Amid a declining number of COVID-19 cases across the U.S., health officials and the public alike have lowered their guards for perhaps the first time since the pandemic started more than two years ago.

Loosened mask and social distancing regulations, a drop in the volume of testing and lowered urgency to replenish federal pandemic aid funds all suggest a nation that’s just plain over COVID-19. But calls for caution over inevitable new variants have served to highlight numerous weak spots in the U.S. public health infrastructure.

Perhaps the most crucial of the bunch is the nation’s health data reporting system, which didn’t exactly distinguish itself during the pandemic’s worst months. The federal government’s reliance on state health departments to gather COVID-19 data – and the dependence of those departments on outdated systems and inconsistent practices – led to major data reporting blunders when COVID first hit in 2020.

Two years later, it’s unclear whether needed improvements have been made – and, as a result, whether the U.S. is prepared to stem future outbreaks before they consume the country the way COVID did.

The most troubling aspect of it all? That the problem is one that dates back decades.

“In general, public health data infrastructure has never been prioritized in the U.S.,” said Dr. Amesh Adalja, a senior scholar at Johns Hopkins Bloomberg School of Public Health.

Indeed, some of the reporting has been done by hand on paper and circulated via fax. Modern-era techniques enabled and facilitated by Big Data have only sporadically been tapped.

Among the most troubling issues during the first wave of the pandemic were staff shortages at labs, which resulted in a backlog in COVID-19 test results. When those lab results weren’t sent electronically to state health departments, they would need to be manually entered into the system, leading to more delays. In tandem, those issues contributed to states falling weeks behind in reporting case and death numbers to the Centers for Disease Control and Prevention, ultimately hindering the federal response.

Not surprisingly, many people turned to non-government sources, such as Our World in Data or the New York Times COVID-19 tracker, rather than local health departments for reliable and up-to-date information.

CDC officials have acknowledged a need to prioritize data modernization. In 2020, the agency launched its Data Modernization Initiative (DMI), a federal effort to implement modern and real-time data and surveillance systems that could be used during public health crises. The initiative aims to strengthen early warning systems for emerging health threats, bolster the public health workforce and improve analysis for trends related to race and ethnicity.

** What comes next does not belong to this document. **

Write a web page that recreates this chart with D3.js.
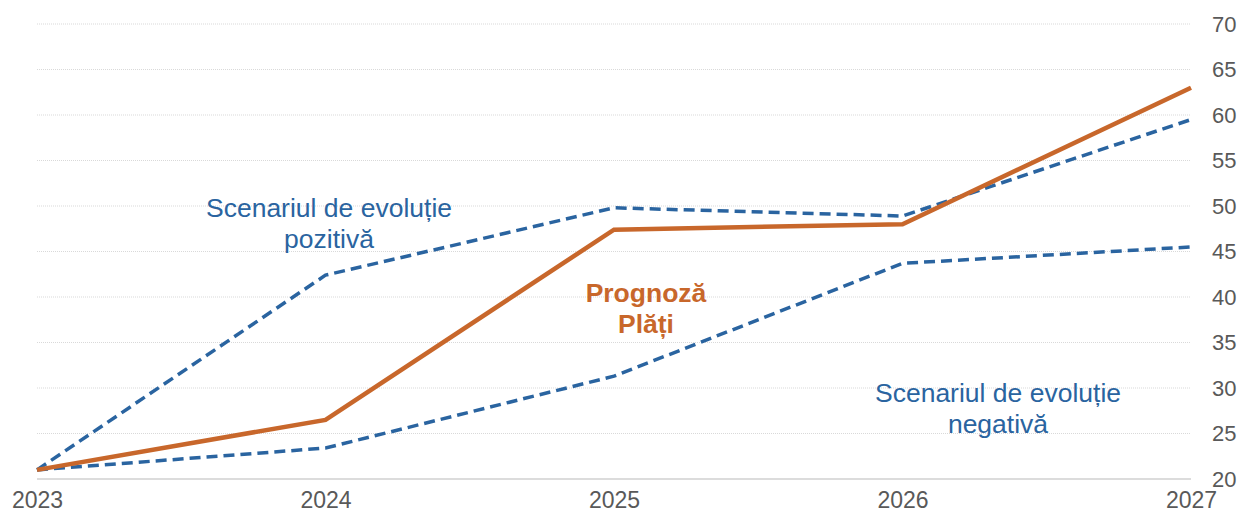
<!DOCTYPE html>
<html>
<head>
<meta charset="utf-8">
<script src="https://cdn.jsdelivr.net/npm/d3@7"></script>
<style>
  body { margin: 0; background: #fff; }
  text { font-family: "Liberation Sans", Arial, sans-serif; }
</style>
</head>
<body>
<svg id="chart"></svg>
<script>
// Chart data
const years = [2023, 2024, 2025, 2026, 2027];
const positiveScenario = [21, 42.4, 49.8, 48.9, 59.5];
const forecastPayments = [21, 26.5, 47.4, 48.0, 63.0];
const negativeScenario = [21, 23.4, 31.3, 43.7, 45.5];
const yTicks = [20, 25, 30, 35, 40, 45, 50, 55, 60, 65, 70];

const width = 1241;
const height = 513;
const margin = { top: 24, right: 50, bottom: 34, left: 37 };

const blue = '#2A64A0';
const orange = '#C8672B';

const svg = d3.select('#chart')
    .attr('width', width)
    .attr('height', height);

const x = d3.scaleLinear()
    .domain([2023, 2027])
    .range([margin.left, width - margin.right]);

const y = d3.scaleLinear()
    .domain([20, 70])
    .range([height - margin.bottom, margin.top]);

// Gridlines
svg.append('g')
    .selectAll('line')
    .data(yTicks.filter(d => d !== 20))
    .enter().append('line')
    .attr('x1', x(2023))
    .attr('x2', x(2027))
    .attr('y1', d => y(d))
    .attr('y2', d => y(d))
    .attr('stroke', '#d9d9d9')
    .attr('stroke-width', 1)
    .attr('stroke-dasharray', '1,1');

// Baseline
svg.append('line')
    .attr('x1', x(2023))
    .attr('x2', x(2027))
    .attr('y1', y(20))
    .attr('y2', y(20))
    .attr('stroke', '#d0d0d0')
    .attr('stroke-width', 1.5);

// Right axis labels
const yAxis = d3.axisRight(y).tickValues(yTicks).tickSize(0).tickPadding(0);
const yg = svg.append('g')
    .attr('transform', `translate(${width - 29},0)`)
    .call(yAxis);
yg.select('.domain').remove();
yg.selectAll('text')
    .attr('font-size', 22)
    .attr('fill', '#595959')
    .attr('font-family', '"Liberation Sans", Arial, sans-serif');

// Bottom axis labels
const xAxis = d3.axisBottom(x).tickValues(years).tickFormat(d3.format('d')).tickSize(0).tickPadding(13);
const xg = svg.append('g')
    .attr('transform', `translate(0,${y(20)})`)
    .call(xAxis);
xg.select('.domain').remove();
xg.selectAll('text')
    .attr('font-size', 23)
    .attr('fill', '#595959')
    .attr('font-family', '"Liberation Sans", Arial, sans-serif');

// Lines
const line = d3.line()
    .x((d, i) => x(years[i]))
    .y(d => y(d));

svg.append('path')
    .datum(negativeScenario)
    .attr('d', line)
    .attr('fill', 'none')
    .attr('stroke', blue)
    .attr('stroke-width', 3.5)
    .attr('stroke-dasharray', '11,6');

svg.append('path')
    .datum(positiveScenario)
    .attr('d', line)
    .attr('fill', 'none')
    .attr('stroke', blue)
    .attr('stroke-width', 3.5)
    .attr('stroke-dasharray', '11,6');

svg.append('path')
    .datum(forecastPayments)
    .attr('d', line)
    .attr('fill', 'none')
    .attr('stroke', orange)
    .attr('stroke-width', 4.5);

// Annotations
const labels = [
    { lines: ['Scenariul de evoluție', 'pozitivă'], x: 329, y: 217, color: blue, weight: 'normal' },
    { lines: ['Prognoză', 'Plăți'], x: 646, y: 302, color: orange, weight: 'bold' },
    { lines: ['Scenariul de evoluție', 'negativă'], x: 998, y: 402, color: blue, weight: 'normal' }
];

labels.forEach(l => {
    const t = svg.append('text')
        .attr('text-anchor', 'middle')
        .attr('font-size', 26.5)
        .attr('font-weight', l.weight)
        .attr('fill', l.color);
    l.lines.forEach((s, i) => {
        t.append('tspan')
            .attr('x', l.x)
            .attr('y', l.y + i * 31)
            .text(s);
    });
});
</script>
</body>
</html>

“Our ultimate goal is to move from siloed and brittle public health data systems to connected, resilient, adaptable and sustainable ‘response-ready’ systems that can help us solve problems before they happen and reduce the harm caused by the problems that do happen,” the CDC website states.

Recently, CDC officials encouraged staff in internal emails to embrace data-modernized efforts, pointing to the DMI as the prime example. But at the same time, the agency acknowledged that significant gaps remain, noting on its website that “we have made incredible progress, but we still have a long way to go.”

Adalja pointed to New York City’s health department as one that has bolstered its data capabilities during the last two years. But he stressed that data modernization needs to be a continuous process for local and state health departments.

“Maybe NYC is up to date now with 2022 standards, but the technology and data processing needs to keep up,” Adalja said. “It has to be part of [health departments’] core missions that they’re using the most cutting-edge tools to do their work… There have been some improvements, but they have to be sustainable and not just tied to one moment in time.”

Obviously, this comes down to funding as much as it does awareness. But that funding, Adalja stressed, has to be consistently meted out during non-crisis periods. It’s not just about fighting back the next coronavirus: Adalja noted a profound need to more attentively monitor existing diseases such as measles, STDs and HIV.

“We have to start holding politicians accountable for de-prioritizing data and other public health tools,” he added. “Voters need to ask anybody running for office, ‘What’s your plan for public health infrastructure?’ We have a window of opportunity to fix these issues, and it’s really about advocating around them.”